Sorti lauréat de la fac de droit de Bordeaux – dont il a conservé un léger accent du sud-ouest – puis major de sa promo à l’école des commissaires, ce breton d’origine a rejoint la police pour « l’arrestation de malfaiteurs, si possible de bon niveau ». À Paris, il est servi. Entre 1981 et 1983, les autorités s’inquiètent d’une explosion de 45 % de la délinquance dans la capitale.

Coups de calibre

Les équipes d’Yves Jobic décident alors de quadriller les bars, les cabarets et les hôtels du 17e, fréquentés par les voyous. Le commissaire, très investi, plonge dans le monde interlope des dealeurs, receleurs et autres proxénètes. Leurs journées de « travail » débutent dans l’après-midi et s’achèvent à l’aube.

À l’époque, les caméras de vidéosurveillance n’existent pas. Les coups de calibre ne sont pas rares dans les bars.
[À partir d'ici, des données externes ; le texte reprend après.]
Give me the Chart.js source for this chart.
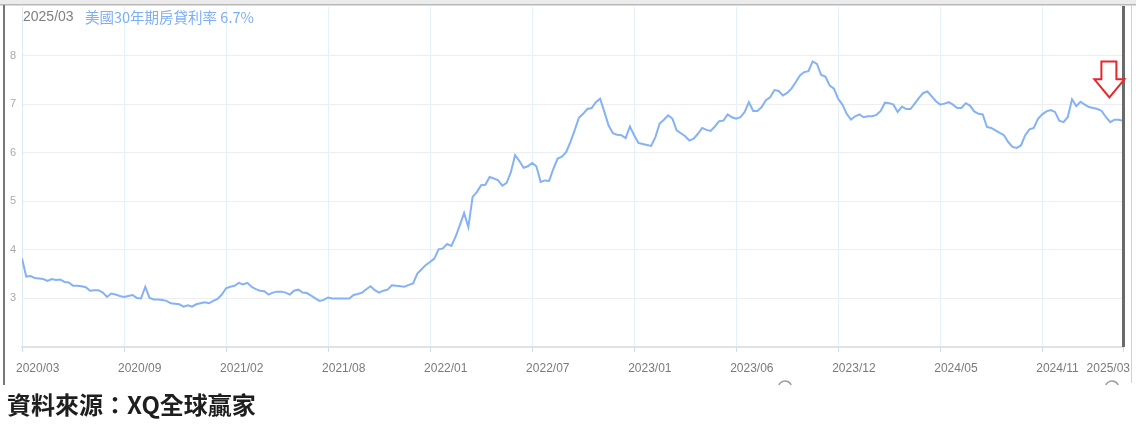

Encouragés par leur hiérarchie, les policiers surgissent dans la nuit, contrôlent les clients et saisissent des armes, des faux papiers ou de la drogue dans les épaisses vestes des voyous et les tiroirs de leurs chambres d’hôtels miteuses. « On avait une mentalité de chasseur, pas de fonctionnaire, avec une grande autonomie et une hiérarchie souple », se souvient Yves Jobic, un brin nostalgique.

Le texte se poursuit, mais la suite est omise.